Unfair to First International

Submitted by Matthew on 11 July, 2012 - 1:59

Eric Lee was unfair to the First International in his column, “Back to that first International”, (Solidarity 251). He says, “The First International was Eurocentric, male-dominated and paralysed by in-fighting”. Yes, but so much more.

The First International was founded in a genuine spirit of internationalism by working-class militants attempting to overcome national boundaries, to make solidarity and stop employers smashing up fragile organisation by scab labour. A little bit more “First Internationalism” would have been useful a few years ago when union bureaucrats and Labour leaders championed “British jobs for British workers”.

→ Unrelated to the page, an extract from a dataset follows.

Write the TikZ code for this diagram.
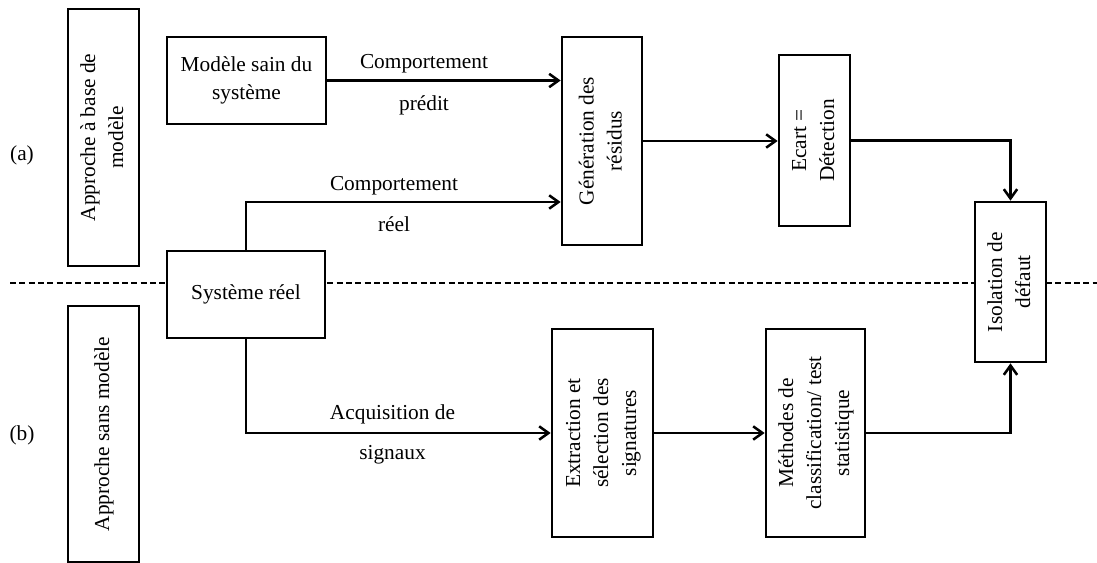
\documentclass[tikz,border=0pt]{standalone}
\usepackage{fontspec}
\usepackage{graphicx}
\setmainfont{Liberation Serif}
\usetikzlibrary{arrows.meta}
\newcommand{\vlabel}[1]{\rotatebox{90}{\begin{tabular}{@{}c@{}}#1\end{tabular}}}
\begin{document}
\begin{tikzpicture}[x=0.75pt, y=-0.75pt,
  font=\fontsize{16}{21}\selectfont,
  box/.style={draw, line width=2pt, fill=white, inner sep=0pt, align=center},
  arr/.style={line width=1.9pt, -{Straight Barb[length=7pt,width=10pt,line width=1.9pt]}},
  lbl/.style={inner sep=0pt, anchor=base}]
\useasboundingbox (0,0) rectangle (1097,563);
\coordinate (sepL) at (10,283);
\coordinate (sepR) at (1097,283);
\draw[dashed, line width=1pt, dash pattern=on 4.5pt off 2.5pt](sepL) -- (sepR);
\node[inner sep=0pt] (tagA) at (22,155){(a)};
\node[inner sep=0pt] (tagB) at (22,435){(b)};
\node[box, minimum width=53.25pt, minimum height=192.75pt] (appA) at (103.5,137.5){\vlabel{Approche à base de\\modèle}};
\node[box, minimum width=53.25pt, minimum height=192pt] (appB) at (103.5,434){\vlabel{Approche sans modèle}};
\node[box, minimum width=119.25pt, minimum height=65.25pt] (modele) at (246.5,80.5){Modèle sain du\\système};
\node[box, minimum width=118.5pt, minimum height=65.25pt] (systeme) at (246,294.5){Système réel};
\node[box, minimum width=60pt, minimum height=156pt] (residus) at (602,141){\vlabel{Génération des\\résidus}};
\node[box, minimum width=53.25pt, minimum height=128.25pt] (ecart) at (814.5,140.5){\vlabel{Ecart =\\Détection}};
\node[box, minimum width=53.25pt, minimum height=120pt] (isolation) at (1010.5,282){\vlabel{Isolation de\\défaut}};
\node[box, minimum width=75.75pt, minimum height=156pt] (extraction) at (602.5,433){\vlabel{Extraction et\\sélection des\\signatures}};
\node[box, minimum width=74.25pt, minimum height=156pt] (methodes) at (815.5,433){\vlabel{Méthodes de\\classification/ test\\statistique}};
\node[lbl] (cmpA) at (424,69){Comportement};
\node[lbl] (predit) at (424,110.5){prédit};
\node[lbl] (cmpB) at (394,190.5){Comportement};
\node[lbl] (reel) at (394,231.5){réel};
\node[lbl] (acq) at (392.5,419){Acquisition de};
\node[lbl] (signaux) at (392.5,459){signaux};
\draw[arr](modele.east) -- (modele.east -| residus.west);
\draw[arr](systeme.north) |- ([yshift=-45.75pt]residus.west);
\draw[arr](residus.east) -- (residus.east -| ecart.west);
\draw[arr](ecart.east) -| (isolation.north);
\draw[arr](systeme.south) |- (extraction.west);
\draw[arr](extraction.east) -- (methodes.west);
\draw[arr](methodes.east) -| (isolation.south);
\end{tikzpicture}
\end{document}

As to the “in-fighting”, some of that — the debate with the Proudhonists for instance — led to genuine political clarification, which was recognised as such at the time.

Also the long-term impact of the First International is underestimated. Veterans of that organisation in Britain were living links from the past, from early attempts to organise workers, to the early modern socialist movement of the 1880s and 1890s.

Attempts by veterans to form dockers’ unions, for instance, laid the basis for future organisation and ultimately the magnificent dockers’ strike of 1889.

The First International ultimately failed but, unlike the union project Eric writes about (IndustriALL Global Union), is still something to be inspired by.